Sebaran burung gosong sendiri ada di sepanjang pantai Nusa Tenggara dan Maluku Tenggara. Sedangkan di daerah Jawa dan Bali, burung gosong hanya ditemukan di Kepulauan Kangean.
Spoiler for "Tradisi Lebaran":
Terdapat sebuah kebiasaan unik penduduk beberapa pulau setelah merayakan lebaran. Mayoritas warga akan mengunjungi Pulau Saebus setelah lebaran. Disana mereka berkumpul bersama – sama sekedar menikmati santap siang dan bersilahturahmi dengan warga pulau – pulau lainnya. Tidak dapat dipungkiri, Pulau Saebus sendiri menyajikan suasana hangat untuk bersilahturahmi. Selain hamparan pantai pasir putih, Pulau Saebus juga menyajikan spot snorkeling yang indah. Tidak percaya? Silahkan berkunjung kesana untuk membuktikannya.
Dari 60 pulau yang ada di Kepulauan Kangean, beberapa pulau diantaranya tidak berpenghuni. Diantara pulau – pulau tidak berpenghuni tersebut, beberapa diantaranya hanyalah sebuah pulau pasir. Ya, pantai dan pantai saja.Tidak ada yang menganggu pandangan, kecuali camar dan kepiting. Masyarakat menyebut pulau pasir ini dengan sebutan Pulau Gusung, karena tidak adanya pepohonan disana.
Tidak jauh dari Pulau Gusung, terdapat sebuah bangunan keramba. Berdiri sendirian menunjukkan bahwa keramba tersebut milik seseorang yang disegani oleh penduduk Kangean. Beberapa nelayan menyatakan bahwa Haji Ali merupakan pemilik dari bangunan keramba tersebut. Figur Haji Ali yang disegani muncul ketika para nelayan bercerita tentang bagaimana sosok tersebut mengusir para pengebom terumbu karang dan kapal – kapal pukat dari wilayah kepulauan Kangean. Di kalangan nelayan, keahlian mengarungi lautan merupakan salah satu syarat agar masyarakat bisa hormat kepada seseorang, dan kisah tentang Haji Ali mengendarai perahunya sendirian dari Kepulauan Kangean menuju Surabaya membuat Haji Ali diakui sebagai pelaut yang unggul.
Spoiler for "Foto Keramba Haji Ali":
Spoiler for "Kearifan lokal":
Kearifan lokal dalam menjaga alam tercermin dalam perilaku keseharian masyarakat Kepulauan Kangean.

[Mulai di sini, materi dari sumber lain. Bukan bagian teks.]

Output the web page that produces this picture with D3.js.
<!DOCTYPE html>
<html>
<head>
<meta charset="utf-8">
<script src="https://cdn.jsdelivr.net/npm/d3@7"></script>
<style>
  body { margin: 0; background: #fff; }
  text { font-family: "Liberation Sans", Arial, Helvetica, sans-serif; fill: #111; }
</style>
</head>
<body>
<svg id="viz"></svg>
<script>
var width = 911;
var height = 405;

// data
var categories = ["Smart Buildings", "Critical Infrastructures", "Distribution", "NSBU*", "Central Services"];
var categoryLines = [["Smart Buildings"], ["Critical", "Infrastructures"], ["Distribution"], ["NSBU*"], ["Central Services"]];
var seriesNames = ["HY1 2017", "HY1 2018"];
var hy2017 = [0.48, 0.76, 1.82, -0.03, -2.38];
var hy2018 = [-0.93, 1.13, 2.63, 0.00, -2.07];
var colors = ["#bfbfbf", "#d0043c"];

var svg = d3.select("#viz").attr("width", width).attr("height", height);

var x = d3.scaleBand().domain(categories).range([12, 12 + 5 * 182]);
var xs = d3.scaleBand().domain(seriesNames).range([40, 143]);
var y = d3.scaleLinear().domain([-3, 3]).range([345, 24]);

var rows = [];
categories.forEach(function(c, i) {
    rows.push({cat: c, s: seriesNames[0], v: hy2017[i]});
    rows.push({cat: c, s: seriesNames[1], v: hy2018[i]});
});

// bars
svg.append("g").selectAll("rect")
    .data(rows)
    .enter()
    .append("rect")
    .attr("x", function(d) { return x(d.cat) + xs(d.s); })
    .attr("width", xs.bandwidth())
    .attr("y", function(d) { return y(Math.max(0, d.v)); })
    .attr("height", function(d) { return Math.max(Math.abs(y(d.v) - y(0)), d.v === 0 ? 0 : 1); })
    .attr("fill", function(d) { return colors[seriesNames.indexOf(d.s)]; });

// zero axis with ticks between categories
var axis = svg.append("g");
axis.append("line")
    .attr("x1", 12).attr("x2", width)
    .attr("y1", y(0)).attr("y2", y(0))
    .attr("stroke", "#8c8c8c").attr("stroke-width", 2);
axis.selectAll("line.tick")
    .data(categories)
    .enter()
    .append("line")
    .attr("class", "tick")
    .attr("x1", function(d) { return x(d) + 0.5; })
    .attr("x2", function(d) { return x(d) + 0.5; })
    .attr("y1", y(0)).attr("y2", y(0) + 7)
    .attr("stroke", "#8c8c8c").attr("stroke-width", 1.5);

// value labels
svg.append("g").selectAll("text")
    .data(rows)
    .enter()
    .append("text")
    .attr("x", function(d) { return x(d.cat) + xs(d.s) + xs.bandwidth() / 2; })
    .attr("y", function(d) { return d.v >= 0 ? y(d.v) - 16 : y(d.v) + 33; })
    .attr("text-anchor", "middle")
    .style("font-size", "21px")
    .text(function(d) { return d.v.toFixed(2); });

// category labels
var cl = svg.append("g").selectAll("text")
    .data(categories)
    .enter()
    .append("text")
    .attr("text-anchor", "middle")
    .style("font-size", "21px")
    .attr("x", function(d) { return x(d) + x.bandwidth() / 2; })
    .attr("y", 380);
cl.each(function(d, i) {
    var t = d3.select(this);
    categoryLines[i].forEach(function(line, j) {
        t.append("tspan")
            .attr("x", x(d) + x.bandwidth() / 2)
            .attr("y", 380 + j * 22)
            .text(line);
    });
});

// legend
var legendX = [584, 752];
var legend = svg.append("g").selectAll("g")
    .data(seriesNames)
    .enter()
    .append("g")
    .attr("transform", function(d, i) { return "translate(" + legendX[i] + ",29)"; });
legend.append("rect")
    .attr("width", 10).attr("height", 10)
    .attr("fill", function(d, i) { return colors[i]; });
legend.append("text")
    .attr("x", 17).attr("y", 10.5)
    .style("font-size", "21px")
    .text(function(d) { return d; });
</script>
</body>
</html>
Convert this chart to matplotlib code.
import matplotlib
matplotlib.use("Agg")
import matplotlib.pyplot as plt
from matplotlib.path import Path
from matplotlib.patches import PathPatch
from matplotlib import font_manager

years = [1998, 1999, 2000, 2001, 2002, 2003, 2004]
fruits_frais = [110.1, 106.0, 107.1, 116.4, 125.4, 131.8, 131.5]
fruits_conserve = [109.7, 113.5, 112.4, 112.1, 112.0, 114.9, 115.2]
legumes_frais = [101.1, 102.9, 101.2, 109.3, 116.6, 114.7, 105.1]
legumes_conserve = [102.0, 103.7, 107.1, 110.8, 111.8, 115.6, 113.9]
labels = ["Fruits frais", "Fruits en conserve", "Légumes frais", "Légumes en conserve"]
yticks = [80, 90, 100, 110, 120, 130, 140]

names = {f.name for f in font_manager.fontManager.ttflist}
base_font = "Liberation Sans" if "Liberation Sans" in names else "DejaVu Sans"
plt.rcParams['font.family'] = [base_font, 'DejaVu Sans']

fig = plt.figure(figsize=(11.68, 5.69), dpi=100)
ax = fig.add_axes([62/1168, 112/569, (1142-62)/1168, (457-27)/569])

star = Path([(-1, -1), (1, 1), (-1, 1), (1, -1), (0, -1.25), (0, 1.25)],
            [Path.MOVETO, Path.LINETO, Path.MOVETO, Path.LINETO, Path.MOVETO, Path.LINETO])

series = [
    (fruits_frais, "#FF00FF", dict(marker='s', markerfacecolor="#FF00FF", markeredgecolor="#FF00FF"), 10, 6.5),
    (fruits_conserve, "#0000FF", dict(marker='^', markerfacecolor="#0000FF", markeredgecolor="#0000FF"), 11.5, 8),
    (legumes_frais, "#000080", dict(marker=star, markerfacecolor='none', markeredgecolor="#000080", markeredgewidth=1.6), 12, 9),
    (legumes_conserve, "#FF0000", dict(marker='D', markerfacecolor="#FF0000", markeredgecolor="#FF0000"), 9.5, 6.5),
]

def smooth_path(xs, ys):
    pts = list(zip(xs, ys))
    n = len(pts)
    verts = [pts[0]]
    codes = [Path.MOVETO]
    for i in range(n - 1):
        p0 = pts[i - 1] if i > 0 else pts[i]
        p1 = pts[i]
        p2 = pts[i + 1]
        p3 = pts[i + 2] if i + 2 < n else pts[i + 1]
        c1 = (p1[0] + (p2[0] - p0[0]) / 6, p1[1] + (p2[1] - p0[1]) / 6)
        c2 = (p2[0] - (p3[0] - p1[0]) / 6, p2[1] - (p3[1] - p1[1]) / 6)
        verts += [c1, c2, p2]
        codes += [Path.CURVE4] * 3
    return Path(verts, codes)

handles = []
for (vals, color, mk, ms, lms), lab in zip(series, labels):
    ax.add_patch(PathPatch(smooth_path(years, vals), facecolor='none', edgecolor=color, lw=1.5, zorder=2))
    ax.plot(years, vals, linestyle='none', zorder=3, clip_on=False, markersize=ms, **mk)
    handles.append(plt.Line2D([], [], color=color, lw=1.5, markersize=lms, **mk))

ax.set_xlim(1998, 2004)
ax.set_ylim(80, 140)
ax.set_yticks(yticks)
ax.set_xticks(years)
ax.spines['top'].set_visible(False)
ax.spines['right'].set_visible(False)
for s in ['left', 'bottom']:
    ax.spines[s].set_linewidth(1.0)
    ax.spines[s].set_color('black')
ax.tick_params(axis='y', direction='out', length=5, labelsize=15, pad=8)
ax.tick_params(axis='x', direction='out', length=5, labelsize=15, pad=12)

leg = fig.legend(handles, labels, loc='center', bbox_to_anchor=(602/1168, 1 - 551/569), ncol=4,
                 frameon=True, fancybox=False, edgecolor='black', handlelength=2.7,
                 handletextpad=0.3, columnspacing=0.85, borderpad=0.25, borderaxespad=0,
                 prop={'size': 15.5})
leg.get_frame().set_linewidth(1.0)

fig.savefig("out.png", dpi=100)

Bagi mereka, lautan adalah “sajadah” mereka, sehingga mereka mengibaratkan berlayar sebagai salah satu bentuk ibadah mereka. Mereka juga memahami bahwa lautan yang terbentang luas di depan mereka adalah warisan yang harus dijaga demi anak cucu mereka, dengan prinsip seperti itu mereka meminimalisirkan penggunaan bahan-bahan beracun dan bom dalam mencari ikan. Ironis, mereka yang sering kita sebut tidak berpendidikan menonjok kita dengan perilaku yang jauh lebih berpendidikan dari kita yang tidak mau peduli akan keberadaan lingkungan ini bagi anak cucu kita nantinya. Apakah mereka paham akan pemanasan global? Apakah mereka paham efek rumah kaca? Yang mereka pahami adalah anak cucu mereka masih membutuhkan “sajadah” dalam ibadahnya. Sungguh kearifan lokal yang patut ditiru dan diterapkan di lingkungan tempat kita hidup.